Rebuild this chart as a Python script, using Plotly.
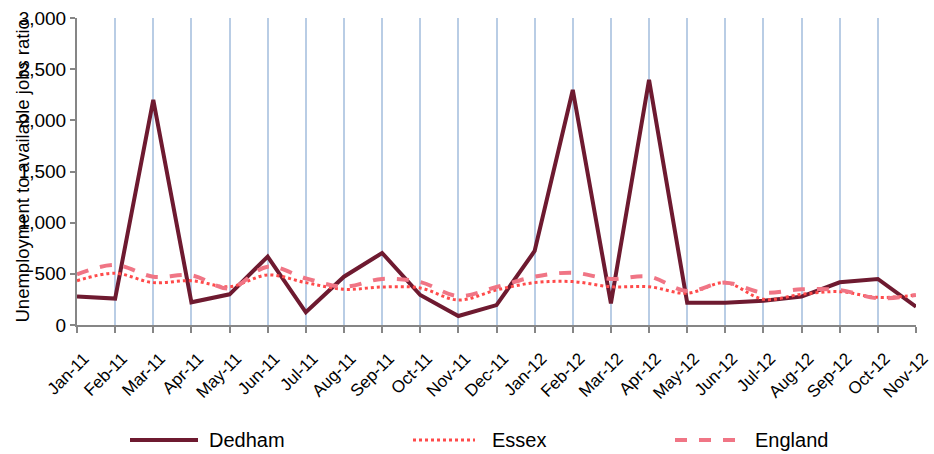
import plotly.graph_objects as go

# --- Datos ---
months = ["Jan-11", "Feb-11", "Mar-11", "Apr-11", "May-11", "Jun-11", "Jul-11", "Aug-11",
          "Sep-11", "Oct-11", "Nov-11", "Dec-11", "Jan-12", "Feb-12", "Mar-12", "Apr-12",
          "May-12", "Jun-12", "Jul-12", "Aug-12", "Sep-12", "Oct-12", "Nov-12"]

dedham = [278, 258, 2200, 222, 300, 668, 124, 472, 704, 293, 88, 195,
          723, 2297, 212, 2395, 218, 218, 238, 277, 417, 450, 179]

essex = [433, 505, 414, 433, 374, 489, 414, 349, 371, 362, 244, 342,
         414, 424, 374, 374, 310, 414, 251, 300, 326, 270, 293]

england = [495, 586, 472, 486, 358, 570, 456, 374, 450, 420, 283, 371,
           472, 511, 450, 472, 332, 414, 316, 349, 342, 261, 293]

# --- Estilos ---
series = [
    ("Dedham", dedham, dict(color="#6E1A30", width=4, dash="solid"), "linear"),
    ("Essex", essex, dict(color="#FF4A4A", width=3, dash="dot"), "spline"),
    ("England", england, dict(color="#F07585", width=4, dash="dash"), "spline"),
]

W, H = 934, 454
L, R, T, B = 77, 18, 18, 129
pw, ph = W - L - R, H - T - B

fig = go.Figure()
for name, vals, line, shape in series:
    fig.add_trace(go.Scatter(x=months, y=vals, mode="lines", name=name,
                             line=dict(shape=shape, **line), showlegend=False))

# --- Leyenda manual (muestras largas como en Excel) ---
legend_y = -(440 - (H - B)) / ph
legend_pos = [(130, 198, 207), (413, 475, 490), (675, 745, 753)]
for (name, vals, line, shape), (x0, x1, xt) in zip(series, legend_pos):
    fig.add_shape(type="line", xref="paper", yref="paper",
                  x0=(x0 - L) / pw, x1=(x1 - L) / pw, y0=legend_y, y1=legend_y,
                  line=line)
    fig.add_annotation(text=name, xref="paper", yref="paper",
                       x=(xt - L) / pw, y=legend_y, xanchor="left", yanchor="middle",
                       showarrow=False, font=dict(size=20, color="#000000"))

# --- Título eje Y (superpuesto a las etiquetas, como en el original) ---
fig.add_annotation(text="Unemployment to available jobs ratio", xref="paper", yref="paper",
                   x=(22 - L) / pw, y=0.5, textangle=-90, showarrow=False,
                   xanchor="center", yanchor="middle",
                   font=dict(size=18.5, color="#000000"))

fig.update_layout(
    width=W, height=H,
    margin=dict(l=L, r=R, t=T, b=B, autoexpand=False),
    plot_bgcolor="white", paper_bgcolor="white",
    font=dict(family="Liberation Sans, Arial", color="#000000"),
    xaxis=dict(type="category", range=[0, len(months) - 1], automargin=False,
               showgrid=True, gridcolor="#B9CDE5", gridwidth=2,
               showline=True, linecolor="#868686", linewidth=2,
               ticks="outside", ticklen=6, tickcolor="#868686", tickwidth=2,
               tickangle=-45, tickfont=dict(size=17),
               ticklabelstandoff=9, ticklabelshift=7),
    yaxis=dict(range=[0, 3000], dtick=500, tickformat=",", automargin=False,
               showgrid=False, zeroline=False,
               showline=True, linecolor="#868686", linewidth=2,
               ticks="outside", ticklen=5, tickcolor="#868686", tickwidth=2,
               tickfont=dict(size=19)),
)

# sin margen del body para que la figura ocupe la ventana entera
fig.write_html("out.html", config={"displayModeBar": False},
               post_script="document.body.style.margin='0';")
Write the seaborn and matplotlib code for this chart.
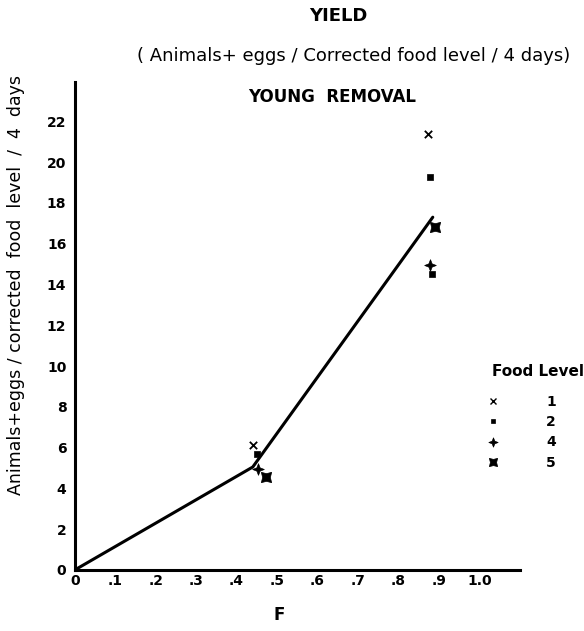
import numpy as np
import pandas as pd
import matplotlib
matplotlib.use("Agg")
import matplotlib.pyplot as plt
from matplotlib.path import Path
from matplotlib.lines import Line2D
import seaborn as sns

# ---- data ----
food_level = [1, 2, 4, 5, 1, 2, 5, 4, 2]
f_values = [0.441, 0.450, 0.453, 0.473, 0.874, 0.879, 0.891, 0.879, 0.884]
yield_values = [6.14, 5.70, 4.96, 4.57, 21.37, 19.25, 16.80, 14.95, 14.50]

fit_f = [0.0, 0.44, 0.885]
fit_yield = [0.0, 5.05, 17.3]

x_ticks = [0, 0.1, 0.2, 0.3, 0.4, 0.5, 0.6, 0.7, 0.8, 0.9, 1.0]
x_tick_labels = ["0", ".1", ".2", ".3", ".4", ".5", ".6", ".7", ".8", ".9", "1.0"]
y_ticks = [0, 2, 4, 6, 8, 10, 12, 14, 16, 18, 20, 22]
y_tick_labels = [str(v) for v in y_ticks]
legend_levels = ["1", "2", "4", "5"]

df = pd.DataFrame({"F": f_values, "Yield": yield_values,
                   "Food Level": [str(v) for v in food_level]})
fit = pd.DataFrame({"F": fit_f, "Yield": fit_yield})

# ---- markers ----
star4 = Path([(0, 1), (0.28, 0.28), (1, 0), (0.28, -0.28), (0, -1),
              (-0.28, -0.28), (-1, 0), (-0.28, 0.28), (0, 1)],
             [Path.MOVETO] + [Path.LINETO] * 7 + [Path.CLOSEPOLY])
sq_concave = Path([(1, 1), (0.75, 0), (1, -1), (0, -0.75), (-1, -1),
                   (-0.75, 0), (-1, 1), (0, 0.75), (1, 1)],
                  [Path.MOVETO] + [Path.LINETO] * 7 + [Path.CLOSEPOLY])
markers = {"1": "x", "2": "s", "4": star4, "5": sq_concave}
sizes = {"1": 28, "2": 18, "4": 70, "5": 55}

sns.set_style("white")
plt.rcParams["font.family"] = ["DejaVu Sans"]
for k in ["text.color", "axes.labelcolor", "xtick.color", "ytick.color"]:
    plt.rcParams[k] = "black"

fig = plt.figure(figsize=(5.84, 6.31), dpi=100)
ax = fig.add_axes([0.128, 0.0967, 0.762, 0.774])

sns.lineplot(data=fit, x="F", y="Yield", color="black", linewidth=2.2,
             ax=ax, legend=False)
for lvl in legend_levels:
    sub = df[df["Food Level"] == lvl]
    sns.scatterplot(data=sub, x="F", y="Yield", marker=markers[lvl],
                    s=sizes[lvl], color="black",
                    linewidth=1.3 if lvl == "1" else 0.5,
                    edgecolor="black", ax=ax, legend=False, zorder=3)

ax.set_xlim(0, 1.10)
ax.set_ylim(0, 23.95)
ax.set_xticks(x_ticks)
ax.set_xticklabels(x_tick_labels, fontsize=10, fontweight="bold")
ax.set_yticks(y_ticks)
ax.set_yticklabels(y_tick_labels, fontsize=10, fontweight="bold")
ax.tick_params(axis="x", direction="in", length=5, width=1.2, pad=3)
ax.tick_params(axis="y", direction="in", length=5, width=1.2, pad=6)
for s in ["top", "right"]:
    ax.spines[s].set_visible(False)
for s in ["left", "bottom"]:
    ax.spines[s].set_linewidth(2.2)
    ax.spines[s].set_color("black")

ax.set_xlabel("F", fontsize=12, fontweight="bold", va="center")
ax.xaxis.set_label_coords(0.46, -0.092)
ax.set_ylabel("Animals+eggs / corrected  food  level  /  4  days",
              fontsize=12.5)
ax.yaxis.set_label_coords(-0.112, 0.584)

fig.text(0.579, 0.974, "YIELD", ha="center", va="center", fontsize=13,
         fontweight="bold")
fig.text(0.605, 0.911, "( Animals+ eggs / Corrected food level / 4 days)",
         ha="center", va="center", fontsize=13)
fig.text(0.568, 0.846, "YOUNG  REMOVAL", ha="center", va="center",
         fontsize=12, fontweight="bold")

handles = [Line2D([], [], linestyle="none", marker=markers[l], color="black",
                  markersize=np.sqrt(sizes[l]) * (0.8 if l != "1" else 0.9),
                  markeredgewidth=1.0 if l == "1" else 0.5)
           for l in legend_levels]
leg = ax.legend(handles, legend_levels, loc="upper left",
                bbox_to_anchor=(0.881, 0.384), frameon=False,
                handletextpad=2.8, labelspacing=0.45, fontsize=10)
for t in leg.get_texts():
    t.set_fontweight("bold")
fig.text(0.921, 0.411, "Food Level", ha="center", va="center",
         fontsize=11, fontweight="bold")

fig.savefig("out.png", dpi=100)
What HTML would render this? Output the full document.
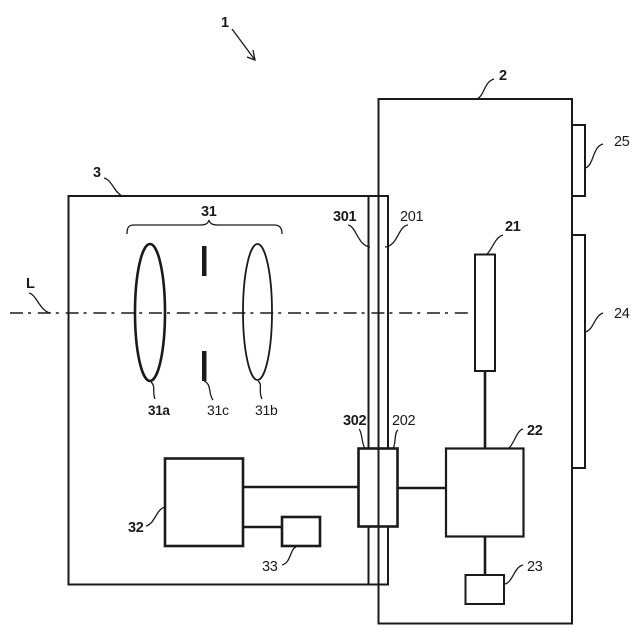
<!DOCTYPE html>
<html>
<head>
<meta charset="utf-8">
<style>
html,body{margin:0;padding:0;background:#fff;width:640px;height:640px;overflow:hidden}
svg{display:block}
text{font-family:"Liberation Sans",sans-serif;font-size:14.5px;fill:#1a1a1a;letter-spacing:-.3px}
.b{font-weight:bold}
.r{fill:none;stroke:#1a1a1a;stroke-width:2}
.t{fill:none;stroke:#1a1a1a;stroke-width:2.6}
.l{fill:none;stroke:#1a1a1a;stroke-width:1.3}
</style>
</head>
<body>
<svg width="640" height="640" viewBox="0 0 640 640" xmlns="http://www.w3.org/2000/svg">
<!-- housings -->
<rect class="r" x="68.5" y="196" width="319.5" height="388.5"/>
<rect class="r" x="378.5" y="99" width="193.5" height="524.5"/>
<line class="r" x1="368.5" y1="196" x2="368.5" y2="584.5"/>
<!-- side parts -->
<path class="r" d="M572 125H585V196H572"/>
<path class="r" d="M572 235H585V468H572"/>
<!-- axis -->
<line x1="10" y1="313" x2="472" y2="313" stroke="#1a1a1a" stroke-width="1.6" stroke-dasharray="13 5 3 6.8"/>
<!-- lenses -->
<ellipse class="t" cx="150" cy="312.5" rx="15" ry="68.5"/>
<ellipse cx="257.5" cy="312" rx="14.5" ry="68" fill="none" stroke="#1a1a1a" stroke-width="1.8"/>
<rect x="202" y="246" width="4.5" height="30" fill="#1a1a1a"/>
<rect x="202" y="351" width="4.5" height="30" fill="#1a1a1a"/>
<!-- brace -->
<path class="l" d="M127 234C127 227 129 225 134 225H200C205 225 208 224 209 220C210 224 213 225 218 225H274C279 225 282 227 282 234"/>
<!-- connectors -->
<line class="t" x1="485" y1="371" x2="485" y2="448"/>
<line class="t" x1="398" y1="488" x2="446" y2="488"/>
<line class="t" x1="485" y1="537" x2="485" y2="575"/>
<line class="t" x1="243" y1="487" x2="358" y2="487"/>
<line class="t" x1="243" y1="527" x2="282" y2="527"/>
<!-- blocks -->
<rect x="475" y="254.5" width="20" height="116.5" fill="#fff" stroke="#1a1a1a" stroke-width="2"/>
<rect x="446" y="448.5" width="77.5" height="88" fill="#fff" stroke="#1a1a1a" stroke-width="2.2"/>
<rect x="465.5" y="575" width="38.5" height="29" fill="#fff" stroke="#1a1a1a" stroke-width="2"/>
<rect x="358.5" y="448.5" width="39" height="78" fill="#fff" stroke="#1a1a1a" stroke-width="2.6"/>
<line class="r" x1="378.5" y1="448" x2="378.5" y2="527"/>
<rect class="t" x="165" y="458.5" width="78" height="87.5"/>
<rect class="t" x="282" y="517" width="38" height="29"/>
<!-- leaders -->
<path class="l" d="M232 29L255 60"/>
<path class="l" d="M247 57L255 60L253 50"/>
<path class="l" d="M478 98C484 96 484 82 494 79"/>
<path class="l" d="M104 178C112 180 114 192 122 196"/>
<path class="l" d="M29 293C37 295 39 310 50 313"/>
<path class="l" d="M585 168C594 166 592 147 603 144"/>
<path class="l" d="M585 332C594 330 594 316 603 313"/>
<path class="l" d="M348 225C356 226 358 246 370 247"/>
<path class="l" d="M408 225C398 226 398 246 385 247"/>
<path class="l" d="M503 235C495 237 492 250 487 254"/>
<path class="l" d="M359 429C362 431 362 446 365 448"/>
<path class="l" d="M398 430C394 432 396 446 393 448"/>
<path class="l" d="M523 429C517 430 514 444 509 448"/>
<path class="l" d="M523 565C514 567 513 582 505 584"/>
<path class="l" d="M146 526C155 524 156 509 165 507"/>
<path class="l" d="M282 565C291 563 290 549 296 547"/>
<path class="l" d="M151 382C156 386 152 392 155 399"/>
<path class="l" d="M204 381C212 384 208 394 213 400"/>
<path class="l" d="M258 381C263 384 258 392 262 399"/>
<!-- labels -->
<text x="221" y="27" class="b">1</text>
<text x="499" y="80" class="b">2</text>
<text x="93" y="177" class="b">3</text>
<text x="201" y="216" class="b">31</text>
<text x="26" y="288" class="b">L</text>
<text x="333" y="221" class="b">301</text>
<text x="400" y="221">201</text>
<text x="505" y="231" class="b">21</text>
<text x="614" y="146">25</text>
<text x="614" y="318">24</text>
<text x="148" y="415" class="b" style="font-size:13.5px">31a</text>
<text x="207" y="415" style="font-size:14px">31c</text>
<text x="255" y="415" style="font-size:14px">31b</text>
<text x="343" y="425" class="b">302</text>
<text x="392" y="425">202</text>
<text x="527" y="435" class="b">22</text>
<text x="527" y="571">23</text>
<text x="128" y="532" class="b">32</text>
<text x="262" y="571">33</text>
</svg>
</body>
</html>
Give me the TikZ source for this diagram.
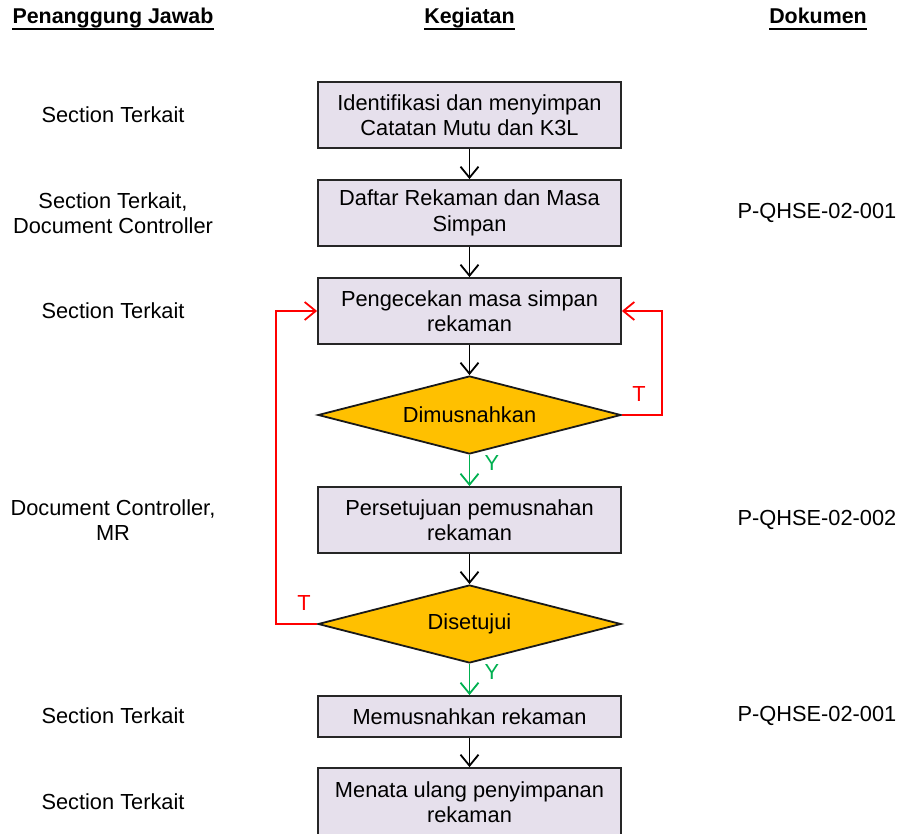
+===+
[EXERCISE] Include the first line of the records, the line containing "import plotly.graph_objects as go", and every line between them, repeated exactly. Skip the pictures.

[TASK SOLUTION]
Rebuild this chart as a Python script, using Plotly.
import plotly.graph_objects as go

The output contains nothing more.